Have you been changing your sheets often enough?
The dust and allergens can collect over your bed sheets and blankets as well, and can lead to unnecessary discomfort when you are trying to sleep. There are also broken strands of hair, leftover oils from your body, sweat build-up, and dead skin cells just lying around on your bed, collecting layer after layer if you don’t clean up. Sounds pretty gross, right? How are you supposed to sleep well on that?
Now that you know what the problem areas are, the solution is pretty straightforward. Clean up your room! And do so regularly!
Clean Your Bedroom Regularly with These Easy Steps
Be consistent with your cleaning
The first step is to be regular. If you keep putting off cleaning your bedroom until tomorrow (it’s always tomorrow), the mess is bound to grow, and before you know it, you’re back to square one, which is a messy room and a terrible sleep schedule. So if you’re making a schedule around cleaning your bedroom, make sure you stick to it. It will help you feel more in control of your surroundings and you’ll get a good night’s sleep.

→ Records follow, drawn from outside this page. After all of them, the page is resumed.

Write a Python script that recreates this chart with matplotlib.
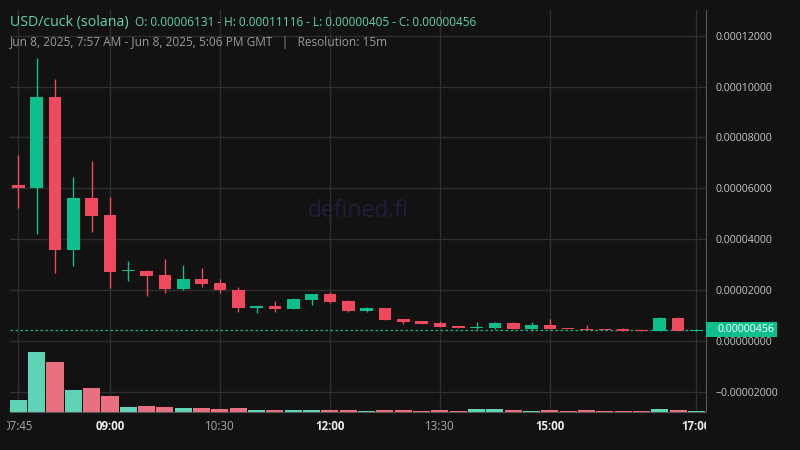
import matplotlib
matplotlib.use("Agg")
import matplotlib.pyplot as plt
from matplotlib.patches import Rectangle
from matplotlib.transforms import Bbox, TransformedBbox, blended_transform_factory

BG = "#121212"
GRID = "#2e2e2e"
UP = "#0ebf8e"
DOWN = "#f0485c"
VOL_UP = "#5ed3b6"
VOL_DOWN = "#e8707f"
plt.rcParams["font.family"] = ["Open Sans", "DejaVu Sans"]

# 15m candles, 07:45 -> 17:00
opens = [6.13e-5, 6.00e-5, 9.57e-5, 3.58e-5, 5.63e-5, 4.95e-5, 2.74e-5, 2.76e-5, 2.60e-5, 2.06e-5,
         2.44e-5, 2.28e-5, 2.02e-5, 1.31e-5, 1.38e-5, 1.27e-5, 1.63e-5, 1.85e-5, 1.57e-5, 1.19e-5,
         1.30e-5, 8.7e-6, 7.9e-6, 7.1e-6, 5.9e-6, 5.2e-6, 5.2e-6, 7.1e-6, 4.7e-6, 6.3e-6,
         4.8e-6, 4.7e-6, 4.6e-6, 4.6e-6, 4.3e-6, 4.1e-6, 9.1e-6, 4.1e-6]
highs = [7.32e-5, 1.1116e-4, 1.028e-4, 6.46e-5, 7.09e-5, 5.67e-5, 3.15e-5, 2.80e-5, 3.23e-5, 2.99e-5,
         2.87e-5, 2.44e-5, 2.13e-5, 1.38e-5, 1.57e-5, 1.69e-5, 1.85e-5, 1.93e-5, 1.61e-5, 1.34e-5,
         1.31e-5, 8.8e-6, 7.9e-6, 7.9e-6, 5.9e-6, 7.5e-6, 7.5e-6, 7.5e-6, 7.5e-6, 8.7e-6,
         4.8e-6, 6.3e-6, 4.6e-6, 5.1e-6, 4.3e-6, 9.4e-6, 9.4e-6, 4.6e-6]
lows = [5.21e-5, 4.19e-5, 2.69e-5, 2.96e-5, 4.30e-5, 2.10e-5, 2.37e-5, 1.78e-5, 1.90e-5, 2.02e-5,
        2.14e-5, 1.90e-5, 1.15e-5, 1.11e-5, 1.15e-5, 1.27e-5, 1.43e-5, 1.51e-5, 1.15e-5, 1.15e-5,
        8.3e-6, 6.8e-6, 6.8e-6, 5.6e-6, 5.2e-6, 4.7e-6, 4.7e-6, 4.7e-6, 4.05e-6, 4.7e-6,
        4.6e-6, 4.5e-6, 4.5e-6, 4.1e-6, 4.1e-6, 4.05e-6, 4.05e-6, 4.05e-6]
closes = [6.00e-5, 9.57e-5, 3.58e-5, 5.63e-5, 4.93e-5, 2.73e-5, 2.76e-5, 2.57e-5, 2.06e-5, 2.44e-5,
          2.26e-5, 2.02e-5, 1.31e-5, 1.38e-5, 1.26e-5, 1.65e-5, 1.85e-5, 1.55e-5, 1.19e-5, 1.30e-5,
          8.4e-6, 7.6e-6, 6.8e-6, 5.6e-6, 5.2e-6, 5.4e-6, 7.1e-6, 4.7e-6, 6.3e-6, 4.7e-6,
          4.6e-6, 4.5e-6, 4.5e-6, 4.1e-6, 4.1e-6, 9.1e-6, 4.1e-6, 4.56e-6]
volumes = [1170, 5970, 4970, 2170, 2370, 1570, 470, 570, 470, 370,
           370, 270, 370, 170, 170, 170, 170, 200, 200, 100,
           200, 200, 100, 200, 100, 230, 230, 200, 100, 200,
           100, 200, 100, 100, 100, 230, 200, 100]
vol_up = [1, 1, 0, 1, 0, 0, 1, 0, 0, 1,
          0, 0, 0, 1, 0, 1, 1, 0, 0, 1,
          0, 0, 0, 0, 0, 1, 1, 0, 1, 0,
          0, 0, 0, 0, 0, 1, 0, 1]
tick_pos = [0, 5, 11, 17, 23, 29, 37]
tick_labels = ["07:45", "09:00", "10:30", "12:00", "13:30", "15:00", "17:00"]
tick_bold = [False, True, False, True, False, True, True]
price_ticks = [-2e-5, 0, 2e-5, 4e-5, 6e-5, 8e-5, 1e-4, 1.2e-4]

fig = plt.figure(figsize=(8, 4.5), dpi=100)
fig.patch.set_facecolor(BG)
rect = [0.0125, 0.085, 0.87, 0.893]
ax = fig.add_axes(rect)
ax.set_facecolor(BG)

n = len(opens)
xs = list(range(n))
colors = [UP if c >= o else DOWN for o, c in zip(opens, closes)]
ax.vlines(xs, lows, highs, colors=colors, lw=1, zorder=2)
ax.bar(xs, [max(abs(c - o), 4e-7) for o, c in zip(opens, closes)], width=0.69,
       bottom=[min(o, c) for o, c in zip(opens, closes)], color=colors, zorder=3)

ax.set_xlim(-0.455, 37.52)
ax.set_ylim(-2.774e-5, 1.301e-4)
ax.set_yticks(price_ticks)
ax.set_yticklabels([f"{v:.8f}".replace("-", "\u2212") for v in price_ticks])
ax.yaxis.tick_right()
ax.set_xticks(tick_pos)
ax.set_xticklabels(tick_labels)
ax.tick_params(axis="y", length=0, pad=7, labelsize=7.6, labelcolor="#c8c8c8")
ax.tick_params(axis="x", length=0, pad=6, labelsize=8.3)
clip = TransformedBbox(Bbox([[-0.004, -1], [1, 2]]), ax.transAxes)
for lbl, bold in zip(ax.get_xticklabels(), tick_bold):
    lbl.set_color("#ececec" if bold else "#a8a8a8")
    lbl.set_fontweight("bold" if bold else "normal")
    lbl.set_clip_box(clip)
    lbl.set_clip_on(True)
ax.grid(True, color=GRID, lw=1)
ax.set_axisbelow(True)
for side in ["top", "left"]:
    ax.spines[side].set_visible(False)
for side in ["right", "bottom"]:
    ax.spines[side].set_color("#555555")

# last price line and label
last = closes[-1]
ax.axhline(last, color=UP, lw=0.9, ls=(0, (2, 2)), zorder=1)
tr = blended_transform_factory(ax.transAxes, ax.transData)
ax.add_patch(Rectangle((1.0, last - 3.03e-6), 0.102, 6.06e-6, transform=tr,
                       facecolor=UP, edgecolor="none", clip_on=False, zorder=5))
ax.text(1.016, last, f"{last:.8f}", transform=tr, color="white", fontsize=7.6,
        va="center", ha="left", zorder=6)

# volume
axv = fig.add_axes(rect, sharex=ax)
axv.set_facecolor("none")
axv.axis("off")
axv.bar(xs, volumes, width=0.93, color=[VOL_UP if u else VOL_DOWN for u in vol_up])
axv.set_ylim(0, max(volumes) / 0.1486)
axv.set_xlim(-0.455, 37.52)

ax.text(0.5, 0.5, "defined.fi", transform=ax.transAxes, color="#1e1f3a",
        fontsize=16.5, ha="center", va="center", zorder=0)

fig.text(0.0125, 0.943, "USD/cuck (solana)", color="#62d2b3", fontsize=10.2)
fig.text(0.169, 0.943, "O: 0.00006131 - H: 0.00011116 - L: 0.00000405 - C: 0.00000456",
         color="#62d2b3", fontsize=8.5)
fig.text(0.0125, 0.898, "Jun 8, 2025, 7:57 AM - Jun 8, 2025, 5:06 PM GMT   |   Resolution: 15m",
         color="#9a9a9a", fontsize=8.6)

fig.savefig("out.png", facecolor=BG)
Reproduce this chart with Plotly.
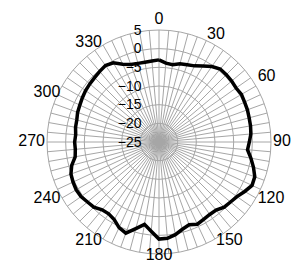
import plotly.graph_objects as go

# Angles (degrees) and measured levels (dB)
angles = list(range(0, 360, 5))
levels = [
    -3.0, -3.8, -4.0, -3.3, -3.0, -2.5, -1.5, -0.3, 0.5, 0.5, 0.4, 0.2,   # 0-55
    0.5, 0.3, 0.2, 0.0, -0.1, -0.3, -0.8, -1.2, 0.0, 1.2, 2.3, 2.5,      # 60-115
    1.5, 0.5, 0.0, -0.3, -1.2, -1.3, -1.1, -0.7, -1.4, -0.8, 0.2, 0.9,   # 120-175
    1.0, -1.0, -2.6, -1.0, 1.0, 0.3, -1.0, -1.5, -1.3, -0.3, 0.0, 0.5,   # 180-235
    0.6, 0.4, 0.1, -0.8, -2.2, -2.5, -2.4, -2.6, -2.3, -2.2, -1.8, -1.6, # 240-295
    -1.3, -1.0, -0.8, -0.6, -0.3, 0.0, -0.5, -2.0, -2.9, -3.2, -3.3, -3.2 # 300-355
]
angle_ticks = list(range(0, 360, 30))
angle_labels = [str(a) for a in angle_ticks]
radial_ticks = [-25, -20, -15, -10, -5, 0, 5]

R_MIN, R_MAX = -25, 5

W, H = 295, 266
CX, CY, RAD = 159, 142, 112        # chart circle centre / radius (px)
LRAD = 124                         # label ring frame radius (px)
LABEL_AT = 114                     # label distance from centre (px)
FONT = "Liberation Sans, Arial, sans-serif"


def label_position(a):
    if a in (0, 30):
        return "top center"
    if a == 60:
        return "top right"
    if 60 < a < 180:
        return "middle right"
    if a == 180:
        return "middle center"
    if a == 300:
        return "bottom left"
    return "middle left"


def dom(c, r, total, flip=False):
    lo, hi = c - r, c + r
    if flip:
        lo, hi = total - hi, total - lo
    return [lo / total, hi / total]


fig = go.Figure()
fig.add_trace(go.Scatterpolar(
    r=levels + [levels[0]],
    theta=angles + [angles[0]],
    mode="lines",
    line=dict(color="black", width=3.5),
    showlegend=False, hoverinfo="skip",
    subplot="polar",
))
# angular labels (0, 30, ... 330) on a transparent overlay polar frame
fig.add_trace(go.Scatterpolar(
    r=[LABEL_AT] * len(angle_ticks),
    theta=angle_ticks,
    mode="text",
    text=angle_labels,
    textposition=[label_position(a) for a in angle_ticks],
    textfont=dict(size=16, color="black", family=FONT),
    cliponaxis=False,
    showlegend=False, hoverinfo="skip",
    subplot="polar2",
))

fig.update_layout(
    width=W, height=H,
    margin=dict(l=0, r=0, t=0, b=0),
    paper_bgcolor="white",
    font=dict(family=FONT, color="black"),
    polar=dict(
        domain=dict(x=dom(CX, RAD, W), y=dom(CY, RAD, H, flip=True)),
        bgcolor="white",
        angularaxis=dict(
            rotation=90, direction="clockwise",
            tickmode="array", tickvals=angles,
            showticklabels=False,
            showgrid=True, gridcolor="#a6a6a6", gridwidth=1,
            showline=True, linecolor="#a6a6a6", linewidth=1,
            ticks="",
        ),
        radialaxis=dict(
            range=[R_MIN, R_MAX], tickmode="array", tickvals=radial_ticks,
            angle=90, tickangle=90, side="counterclockwise",
            ticks="outside", ticklen=12, tickcolor="rgba(0,0,0,0)",
            tickfont=dict(size=14, color="black", family=FONT),
            showgrid=True, gridcolor="#a6a6a6", gridwidth=1,
            showline=False,
        ),
    ),
    polar2=dict(
        domain=dict(x=dom(CX, LRAD, W), y=dom(CY, LRAD, H, flip=True)),
        bgcolor="rgba(0,0,0,0)",
        angularaxis=dict(
            rotation=90, direction="clockwise",
            showgrid=False, showline=False, showticklabels=False, ticks="",
        ),
        radialaxis=dict(
            range=[0, LRAD], visible=False,
            showgrid=False, showline=False, showticklabels=False, ticks="",
        ),
    ),
)

fig.write_html(
    "out.html",
    config={"displayModeBar": False},
    post_script="document.body.style.margin='0';document.body.style.overflow='hidden';",
)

Change your sheets every week
The more often you change your sheets, the less likely you are to find collected dust and residue on them. The ideal amount of time you should wait between changing your sheets is about one week, but the most you should postpone it to is two. Any more than that and you’re just asking for trouble. Clean sheets smell nice, feel softer, and are a lot more comfortable than those you’ve been sleeping on for over two months, so take out the time and make yourself a comfortable bed to sleep in.
Start from the top
If you’re cleaning your entire room at once, always remember to start from the top. Cleaning floors first doesn’t make any sense if you’re going to do your dusting right after and have all the dirt settle back in. So the ideal steps for this would be to:
- Dust your room thoroughly
- Wipe all the surfaces clean
- Change your sheets
- Sweep and mop the floor
Allocate areas in your room to keep it more organized
Another tip to make sure your room is clean (or at least looks a lot less messy) is to allocate certain areas by category. For example, keep a section that is just for your skincare, so everything that comes under that umbrella can go in there. Keep a shelving unit for your books so your books don’t lay about all over the place. Keep a separate section for all your beddings and linen so they don’t get mixed in with your clothes. Small changes like that can make all the difference.
Make cleaning a part of your nightly routine
Yes, it is a tedious step, but once you get used to it, it will become second nature to you. Make cleaning a part of your wind-down or bedtime routine before you go to sleep. Knowing that your sleeping area is organized and clean will help you feel more accomplished and reduce the chances of any subconscious stressors that could bother you in your sleep. It could be something as simple as moving the pile of clothes from the chair to the laundry basket or organizing your desk. Again, small steps lead to big victories.
And, of course, as our mothers always said, don’t forget to make your bed every morning.